The call by Goldman Sachs to short the S&P 500 was certainly a factor in the deep sell-off, as was the uncertainty ahead of the actual Moody's bank downgrades that arrived after the bell, but it was the ugly data seemed to carry the most weight with sellers.
The trap that Wall Street is in when it comes to equities right now is fairly ingenious. Investors showed in the first half of June that they stand ready to go risk-on if the Fed comes across with QE3. But the Fed has made it clear that it fully intends to sit on its hands unless the economy gets a whole lot worse. That sets up a real "be careful what you wish for" scenario.
Sam Stovall, chief equity strategist at S&P Capital IQ, is bullish but sees a rough road ahead over the next six months.
"With the extension of Operation Twist, Dr. Bernanke indicated that the patient does not need another defibrillator jolt, but it does need to be hooked up to the IV a bit longer," he wrote in commentary late Wednesday. "Even though inflation is tolerable, the risk of an imminent breakup in the euro is now less likely, and that the Fed renewed its low-rate pledge through 2014, we still believe the global equity markets will trace out a very choppy advance during the second half."
The next Fed meeting is scheduled for July31-August 1 so traders are weeks away from being able to put a positive spin on bad economic data by bringing the prospect of QE3 back into the mix. That means bad data is just going to taken for what it is: More evidence that this slow recovery is starting to stall.

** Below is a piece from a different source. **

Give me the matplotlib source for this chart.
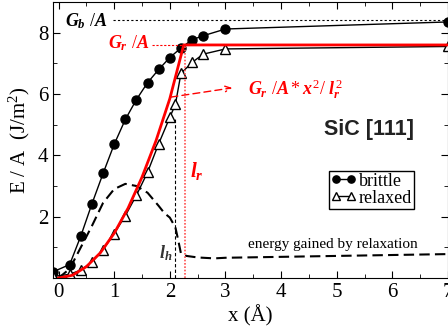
import numpy as np
import matplotlib
matplotlib.use("Agg")
import matplotlib.pyplot as plt
from matplotlib.ticker import MultipleLocator

plt.rcParams["font.family"] = ["Liberation Serif", "DejaVu Serif"]
plt.rcParams["mathtext.fontset"] = "custom"
plt.rcParams["mathtext.rm"] = "Liberation Serif"
plt.rcParams["mathtext.it"] = "Liberation Serif:italic:bold"
plt.rcParams["mathtext.bf"] = "Liberation Serif:bold"

# brittle (no relaxation)
x_brittle = [-0.1, 0.2, 0.4, 0.6, 0.8, 1.0, 1.2, 1.4, 1.6, 1.8, 2.0, 2.2, 2.4, 2.6, 3.0, 7.0]
e_brittle = [0.2, 0.44, 1.37, 2.42, 3.41, 4.36, 5.17, 5.82, 6.37, 6.8, 7.19, 7.5, 7.77, 7.9, 8.12, 8.35]

# relaxed
x_relaxed = [-0.1, 0.2, 0.4, 0.6, 0.8, 1.0, 1.2, 1.4, 1.6, 1.8, 2.0, 2.1, 2.2, 2.4, 2.6, 3.0, 7.0]
e_relaxed = [0.05, 0.12, 0.26, 0.52, 0.92, 1.45, 2.03, 2.7, 3.45, 4.38, 5.24, 5.66, 6.67, 7.03, 7.3, 7.47, 7.55]

# energy gained by relaxation
x_gain = [0.0, 0.2, 0.4, 0.6, 0.8, 1.0, 1.2, 1.4, 1.6, 1.8, 1.9, 2.0, 2.1, 2.15, 2.2, 2.3, 2.5, 2.8, 3.0, 7.0]
e_gain = [0.0, 0.3, 1.0, 1.7, 2.45, 2.9, 3.07, 3.0, 2.78, 2.35, 2.12, 1.97, 1.65, 1.24, 0.8, 0.72, 0.67, 0.64, 0.66, 0.78]

# model curve G_r/A * x^2/l_r^2
x_model = [0.0, 0.25, 0.5, 0.75, 1.0, 1.25, 1.5, 1.75, 2.0, 2.25, 7.0]
e_model = [0.0, 0.09, 0.37, 0.82, 1.46, 2.28, 3.29, 4.47, 5.85, 7.6, 7.6]

G_b = 8.4
G_r = 7.6
l_r = 2.28
l_h = 2.1

fig = plt.figure(figsize=(4.48, 3.36), dpi=100)
ax = fig.add_axes([0.1183, 0.1726, 0.8817, 0.8214])

ax.plot(x_gain, e_gain, color="black", ls=(0, (5, 2.5)), lw=1.5)
ax.plot(x_brittle, e_brittle, color="black", lw=1, marker="o", ms=6.5, label="brittle")
ax.plot(x_relaxed, e_relaxed, color="black", lw=1, marker="^", ms=6.5,
        mfc="white", mec="black", mew=1, label="relaxed")
ax.plot(x_model, e_model, color="red", lw=2)

# guide lines
ax.plot([0.98, 7.0], [G_b, G_b], color="black", ls=(0, (2, 2)), lw=0.8)
ax.plot([1.68, l_r], [G_r, G_r], color="red", ls=(0, (2, 1.5)), lw=0.8)
ax.plot([l_r, l_r], [0, G_r], color="#ff5050", ls=(0, (1, 1)), lw=1.2)
ax.plot([l_h, l_h], [0, 5.2], color="black", ls=(0, (3, 2)), lw=0.8)

ax.annotate("", xy=(3.12, 6.2), xytext=(2.02, 5.9),
            arrowprops=dict(arrowstyle="->", color="red", ls=(0, (5, 3)), lw=1,
                            shrinkA=0, shrinkB=0))

ax.text(0.12, 8.2, r"$G_b\ /A$", fontsize=13, color="black")
ax.text(0.88, 7.48, r"$G_r\ /A$", fontsize=13, color="red")
ax.text(3.41, 6.0, r"$G_r\ /A*x^2/\ l_r^2$", fontsize=13, color="red")
ax.text(2.37, 3.28, r"$l_r$", fontsize=15, color="red")
ax.text(1.8, 0.65, r"$l_h$", fontsize=13, color="#333333")
ax.text(4.78, 4.65, "SiC [111]", fontsize=15.5, fontweight="bold",
        family="Liberation Sans", color="#222222")
ax.text(3.41, 0.97, "energy gained by relaxation", fontsize=11)

ax.set_xlim(-0.1, 7)
ax.set_ylim(0, 9)
ax.set_xticks(range(0, 8))
ax.set_yticks([2, 4, 6, 8])
ax.xaxis.set_minor_locator(MultipleLocator(0.5))
ax.yaxis.set_minor_locator(MultipleLocator(1))
ax.tick_params(which="both", direction="in", top=True, right=True, labelsize=15)
ax.tick_params(which="major", length=5)
ax.tick_params(which="minor", length=3)
ax.set_xlabel("x (Å)", fontsize=15, labelpad=2)
ax.set_ylabel("E / A  (J/m$^2$)", fontsize=15, labelpad=4)

leg = ax.legend(loc="upper left", bbox_to_anchor=(0.699, 0.388), borderaxespad=0,
                fontsize=13, numpoints=2, markerscale=0.8, handlelength=1.4,
                handletextpad=0.15, labelspacing=0.0, borderpad=0.1,
                fancybox=False, framealpha=1)
leg.get_frame().set_edgecolor("black")
leg.get_frame().set_linewidth(1)

fig.savefig("out.png", dpi=100)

As for Friday's scheduled news, Carnival(CCL) is slated to report its quarterly results before the opening bell. The average estimate of analysts polled by Thomson Reuters is for a profit of 8 cents a share in the company's fiscal second quarter ended in May on revenue of $3.55 billion.
Shares of the cruise line operator are up more than 7% so far in 2012, and UBS is bullish about the stock ahead of the numbers. The firm lifted its price target on the stock to $39 from $34 earlier this week and kept its buy rating intact. It thinks the company could lift its guidance for fiscal 2012 to reflect an expected benefit from lower fuel prices.